*The problem:* Print exactly those lines that run from the beginning of the data to the line bearing "1.513, 1.161, 0.891, 0.808, 0.850, 0.953, 1.016, 1.057, 1.057]", inclusive.

*Given data:*
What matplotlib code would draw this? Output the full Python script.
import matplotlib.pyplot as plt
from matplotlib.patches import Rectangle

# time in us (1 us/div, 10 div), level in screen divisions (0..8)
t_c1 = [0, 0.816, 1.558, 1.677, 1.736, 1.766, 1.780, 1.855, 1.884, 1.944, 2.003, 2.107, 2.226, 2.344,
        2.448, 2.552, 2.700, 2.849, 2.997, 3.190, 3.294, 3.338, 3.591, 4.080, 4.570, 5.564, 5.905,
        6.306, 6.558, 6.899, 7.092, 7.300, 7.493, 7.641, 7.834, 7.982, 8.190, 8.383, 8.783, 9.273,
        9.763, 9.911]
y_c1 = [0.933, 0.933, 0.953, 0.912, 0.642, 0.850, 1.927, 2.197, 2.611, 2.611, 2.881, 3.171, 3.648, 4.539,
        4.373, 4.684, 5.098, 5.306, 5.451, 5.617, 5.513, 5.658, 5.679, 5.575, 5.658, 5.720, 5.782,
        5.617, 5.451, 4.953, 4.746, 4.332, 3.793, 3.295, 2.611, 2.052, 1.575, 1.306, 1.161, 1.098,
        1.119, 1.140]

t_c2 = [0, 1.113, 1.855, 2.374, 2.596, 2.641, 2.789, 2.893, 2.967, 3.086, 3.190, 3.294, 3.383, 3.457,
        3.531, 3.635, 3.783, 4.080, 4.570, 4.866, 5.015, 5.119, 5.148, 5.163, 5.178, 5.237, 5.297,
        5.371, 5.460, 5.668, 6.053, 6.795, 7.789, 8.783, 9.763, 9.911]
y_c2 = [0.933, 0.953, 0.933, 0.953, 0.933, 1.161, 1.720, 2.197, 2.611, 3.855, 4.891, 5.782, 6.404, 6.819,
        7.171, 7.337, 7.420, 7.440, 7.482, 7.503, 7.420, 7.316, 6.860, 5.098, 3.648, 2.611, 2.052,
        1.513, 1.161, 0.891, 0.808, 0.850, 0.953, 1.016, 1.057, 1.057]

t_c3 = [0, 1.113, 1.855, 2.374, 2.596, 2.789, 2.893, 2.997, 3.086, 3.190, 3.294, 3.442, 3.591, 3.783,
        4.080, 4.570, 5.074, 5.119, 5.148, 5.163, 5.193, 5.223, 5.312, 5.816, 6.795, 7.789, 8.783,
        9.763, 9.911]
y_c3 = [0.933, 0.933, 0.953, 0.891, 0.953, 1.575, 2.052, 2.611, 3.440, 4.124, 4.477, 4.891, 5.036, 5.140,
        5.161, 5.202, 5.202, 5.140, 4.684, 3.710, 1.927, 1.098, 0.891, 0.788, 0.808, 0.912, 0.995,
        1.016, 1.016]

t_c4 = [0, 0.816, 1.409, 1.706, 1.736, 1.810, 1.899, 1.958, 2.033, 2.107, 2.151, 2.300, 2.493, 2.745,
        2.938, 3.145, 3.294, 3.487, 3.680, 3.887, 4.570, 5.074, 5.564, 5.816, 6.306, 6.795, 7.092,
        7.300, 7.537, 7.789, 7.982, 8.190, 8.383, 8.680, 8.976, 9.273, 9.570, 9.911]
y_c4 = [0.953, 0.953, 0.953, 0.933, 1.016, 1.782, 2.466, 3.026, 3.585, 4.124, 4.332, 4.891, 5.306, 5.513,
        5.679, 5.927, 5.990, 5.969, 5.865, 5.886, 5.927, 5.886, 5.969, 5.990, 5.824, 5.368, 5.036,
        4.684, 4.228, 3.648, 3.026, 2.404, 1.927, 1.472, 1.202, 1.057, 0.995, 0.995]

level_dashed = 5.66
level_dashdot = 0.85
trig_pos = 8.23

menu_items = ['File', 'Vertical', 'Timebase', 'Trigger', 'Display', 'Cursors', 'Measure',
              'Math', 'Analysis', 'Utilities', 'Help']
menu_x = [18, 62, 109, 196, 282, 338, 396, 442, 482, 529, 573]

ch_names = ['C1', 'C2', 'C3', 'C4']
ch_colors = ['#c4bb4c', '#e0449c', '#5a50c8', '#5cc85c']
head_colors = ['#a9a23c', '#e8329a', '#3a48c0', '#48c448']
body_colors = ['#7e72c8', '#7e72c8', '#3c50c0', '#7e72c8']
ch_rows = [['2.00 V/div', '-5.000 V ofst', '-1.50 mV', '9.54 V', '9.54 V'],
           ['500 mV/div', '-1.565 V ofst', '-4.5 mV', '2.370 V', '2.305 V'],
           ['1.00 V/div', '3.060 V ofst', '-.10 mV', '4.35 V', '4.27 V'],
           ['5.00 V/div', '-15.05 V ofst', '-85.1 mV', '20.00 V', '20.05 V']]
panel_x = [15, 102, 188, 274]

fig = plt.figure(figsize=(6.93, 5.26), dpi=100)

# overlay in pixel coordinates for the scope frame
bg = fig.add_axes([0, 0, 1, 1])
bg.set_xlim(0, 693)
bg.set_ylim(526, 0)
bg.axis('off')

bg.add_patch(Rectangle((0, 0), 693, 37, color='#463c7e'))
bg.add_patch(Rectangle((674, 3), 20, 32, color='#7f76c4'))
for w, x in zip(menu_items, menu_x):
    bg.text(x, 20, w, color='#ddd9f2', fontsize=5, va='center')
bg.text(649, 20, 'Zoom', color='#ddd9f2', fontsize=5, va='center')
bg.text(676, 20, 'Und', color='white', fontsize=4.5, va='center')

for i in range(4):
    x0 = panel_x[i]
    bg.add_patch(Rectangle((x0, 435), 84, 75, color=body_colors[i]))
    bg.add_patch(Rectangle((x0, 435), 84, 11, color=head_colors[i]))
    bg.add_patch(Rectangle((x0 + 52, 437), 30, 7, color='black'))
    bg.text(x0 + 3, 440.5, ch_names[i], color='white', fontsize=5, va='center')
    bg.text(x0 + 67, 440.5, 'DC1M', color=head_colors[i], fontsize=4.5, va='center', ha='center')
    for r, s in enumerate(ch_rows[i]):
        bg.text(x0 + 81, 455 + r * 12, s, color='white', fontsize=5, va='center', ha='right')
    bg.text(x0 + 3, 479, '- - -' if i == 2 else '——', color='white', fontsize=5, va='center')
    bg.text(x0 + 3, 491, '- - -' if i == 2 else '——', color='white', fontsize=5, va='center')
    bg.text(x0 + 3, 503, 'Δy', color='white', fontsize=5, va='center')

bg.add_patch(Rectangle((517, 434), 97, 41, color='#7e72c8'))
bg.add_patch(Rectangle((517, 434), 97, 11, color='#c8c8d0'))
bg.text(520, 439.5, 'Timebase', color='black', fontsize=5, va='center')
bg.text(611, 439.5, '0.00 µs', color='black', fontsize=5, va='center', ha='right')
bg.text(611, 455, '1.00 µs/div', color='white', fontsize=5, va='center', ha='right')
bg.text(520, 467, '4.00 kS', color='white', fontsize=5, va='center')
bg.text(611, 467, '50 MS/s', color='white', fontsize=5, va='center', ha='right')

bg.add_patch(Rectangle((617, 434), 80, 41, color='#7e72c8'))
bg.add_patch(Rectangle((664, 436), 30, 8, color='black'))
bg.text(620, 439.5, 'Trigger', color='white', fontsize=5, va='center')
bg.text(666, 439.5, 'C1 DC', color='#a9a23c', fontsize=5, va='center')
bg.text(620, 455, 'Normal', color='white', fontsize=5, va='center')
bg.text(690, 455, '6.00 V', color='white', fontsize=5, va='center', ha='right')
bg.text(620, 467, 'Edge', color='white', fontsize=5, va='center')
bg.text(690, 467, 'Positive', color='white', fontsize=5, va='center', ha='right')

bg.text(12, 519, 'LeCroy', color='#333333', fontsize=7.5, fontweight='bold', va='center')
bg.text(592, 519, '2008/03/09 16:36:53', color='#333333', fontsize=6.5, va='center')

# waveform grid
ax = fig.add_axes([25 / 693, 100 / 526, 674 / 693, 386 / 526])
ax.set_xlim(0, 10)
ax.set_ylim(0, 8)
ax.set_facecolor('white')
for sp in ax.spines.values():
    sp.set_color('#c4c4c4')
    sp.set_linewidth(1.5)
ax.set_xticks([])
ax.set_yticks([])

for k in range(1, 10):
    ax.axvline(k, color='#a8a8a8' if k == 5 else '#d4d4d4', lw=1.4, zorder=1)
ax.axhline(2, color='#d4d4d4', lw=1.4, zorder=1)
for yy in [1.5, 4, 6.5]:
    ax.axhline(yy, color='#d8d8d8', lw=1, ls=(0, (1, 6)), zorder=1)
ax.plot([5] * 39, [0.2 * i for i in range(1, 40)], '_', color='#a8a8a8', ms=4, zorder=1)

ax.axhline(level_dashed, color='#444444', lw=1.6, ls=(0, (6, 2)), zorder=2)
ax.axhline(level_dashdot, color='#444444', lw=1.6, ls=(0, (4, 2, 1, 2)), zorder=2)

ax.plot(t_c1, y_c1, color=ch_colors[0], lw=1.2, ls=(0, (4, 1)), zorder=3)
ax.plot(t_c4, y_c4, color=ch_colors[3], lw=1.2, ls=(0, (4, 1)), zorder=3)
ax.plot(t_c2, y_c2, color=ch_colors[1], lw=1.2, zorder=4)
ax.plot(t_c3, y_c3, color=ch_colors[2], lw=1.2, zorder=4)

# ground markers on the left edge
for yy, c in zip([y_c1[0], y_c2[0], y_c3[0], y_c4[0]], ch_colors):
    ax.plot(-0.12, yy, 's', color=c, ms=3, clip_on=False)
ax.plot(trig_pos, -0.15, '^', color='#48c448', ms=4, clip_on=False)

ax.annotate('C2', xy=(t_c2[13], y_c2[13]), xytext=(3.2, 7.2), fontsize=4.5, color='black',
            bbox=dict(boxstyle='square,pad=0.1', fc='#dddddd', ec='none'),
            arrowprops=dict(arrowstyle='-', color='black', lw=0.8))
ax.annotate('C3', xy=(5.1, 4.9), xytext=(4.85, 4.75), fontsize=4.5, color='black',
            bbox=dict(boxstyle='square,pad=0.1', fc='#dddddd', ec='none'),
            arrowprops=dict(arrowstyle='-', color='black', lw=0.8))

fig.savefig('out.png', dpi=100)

*Exercise response:*
What matplotlib code would draw this? Output the full Python script.
import matplotlib.pyplot as plt
from matplotlib.patches import Rectangle

# time in us (1 us/div, 10 div), level in screen divisions (0..8)
t_c1 = [0, 0.816, 1.558, 1.677, 1.736, 1.766, 1.780, 1.855, 1.884, 1.944, 2.003, 2.107, 2.226, 2.344,
        2.448, 2.552, 2.700, 2.849, 2.997, 3.190, 3.294, 3.338, 3.591, 4.080, 4.570, 5.564, 5.905,
        6.306, 6.558, 6.899, 7.092, 7.300, 7.493, 7.641, 7.834, 7.982, 8.190, 8.383, 8.783, 9.273,
        9.763, 9.911]
y_c1 = [0.933, 0.933, 0.953, 0.912, 0.642, 0.850, 1.927, 2.197, 2.611, 2.611, 2.881, 3.171, 3.648, 4.539,
        4.373, 4.684, 5.098, 5.306, 5.451, 5.617, 5.513, 5.658, 5.679, 5.575, 5.658, 5.720, 5.782,
        5.617, 5.451, 4.953, 4.746, 4.332, 3.793, 3.295, 2.611, 2.052, 1.575, 1.306, 1.161, 1.098,
        1.119, 1.140]

t_c2 = [0, 1.113, 1.855, 2.374, 2.596, 2.641, 2.789, 2.893, 2.967, 3.086, 3.190, 3.294, 3.383, 3.457,
        3.531, 3.635, 3.783, 4.080, 4.570, 4.866, 5.015, 5.119, 5.148, 5.163, 5.178, 5.237, 5.297,
        5.371, 5.460, 5.668, 6.053, 6.795, 7.789, 8.783, 9.763, 9.911]
y_c2 = [0.933, 0.953, 0.933, 0.953, 0.933, 1.161, 1.720, 2.197, 2.611, 3.855, 4.891, 5.782, 6.404, 6.819,
        7.171, 7.337, 7.420, 7.440, 7.482, 7.503, 7.420, 7.316, 6.860, 5.098, 3.648, 2.611, 2.052,
        1.513, 1.161, 0.891, 0.808, 0.850, 0.953, 1.016, 1.057, 1.057]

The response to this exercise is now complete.